Pampanga wetland gets declaration of international importance


The Sasmuan Pampanga Coastal Wetland (SPCW) has been declared as a Ramsar site or Wetland of International Importance.

Department of Environment and Natural Resources (DENR) Regional Executive Director Paquito Moreno Jr. said SPCW is the eight Ramsar Site in the country and first in Central Luzon.

It covers more than 3,500 hectares of coastal waters and four barangays in Sasmuan town in Pampanga.

“We are honored and fortunate that the annual celebration of World Wetland Day has become more significant and special because the SPCW is now officially declared as Wetlands of International Importance,” he said.

He explained that SPCW met four of the nine criteria of Ramsar Site before it was considered as internationally important.

“We met criteria 2 and 3, which means that SPCW supports vulnerable, endangered, or critically endangered species or threatened ecological communities, and play a big role in maintaining the biological diversity of a particular biogeographic region,” he said.

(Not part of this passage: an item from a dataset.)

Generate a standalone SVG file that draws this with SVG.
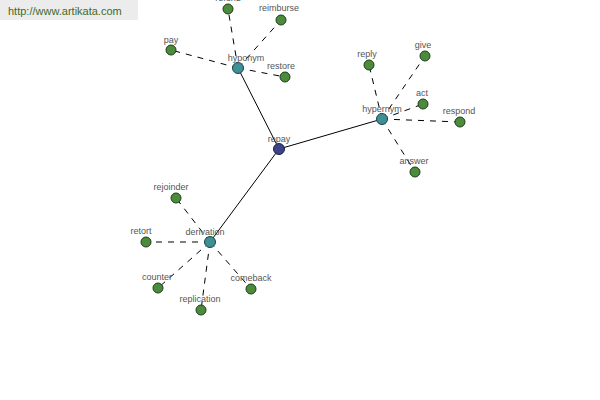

Moreno added that SPCW also met criteria 5 and 6 indicating that SPCW regularly supports 20,000 or more water birds, and that it provides to one percent of the individuals in a population of one species or subspecies of water bird.

“SPCW is a vital component of our environment and its declaration as Ramsar site is an integral part of our strategies in cleaning and rehabilitating our Manila Bay,” he explained.

Pampanga Provincial Environment and Natural Resources Officer Laudemir Salac disclosed that more than 80,000 migratory birds composed of 63 species have been observed in SPCW during the January 2021 Asian Waterbird Census.

Sasmuan Pampanga Coastal Wetland has been declared as a Ramsar site or Wetland of International Importance. (DENR Region 3)


“We really need to protect this important ecosystem because of numerous benefits to our local communities and to our biodiversity,” he said.

DENR record shows that Chinese egret, Spotted greenshank, Asian dowitcher, Philippine duck, Philippine fred tail and Grey backed-tailor bird are some of the species frequently visiting SPCW.

Study of Jansen in 2018 found out that 46 percent of the water bird species in the Philippines were observed in SPCW.

The 405-hectare Sasmuan Bangkung Malapad Critical Habitat and Eacotourism Area (SBMCHEA) is one of the valuable ecosystems found within the SPCW.

It is an important habitat to migratory birds and mangrove species including the Avicennia rumphiana or locally known as Api-api.

SBMCHEA, which is part of the large and enclosed sea of Manila Bay, is a mangrove islet in Pasak river that was formed by the volcanic sediments from the Mount Pinatubo’s devastating eruption in 1991.

The Ramsar Convention on Wetlands is an intergovernmental treaty of which the Philippines is a signatory. It provides the framework for the conservation and wise use of wetlands and their resources.

The Convention was adopted in the Iranian City of Ramsar in 1971 and came into force in 1975.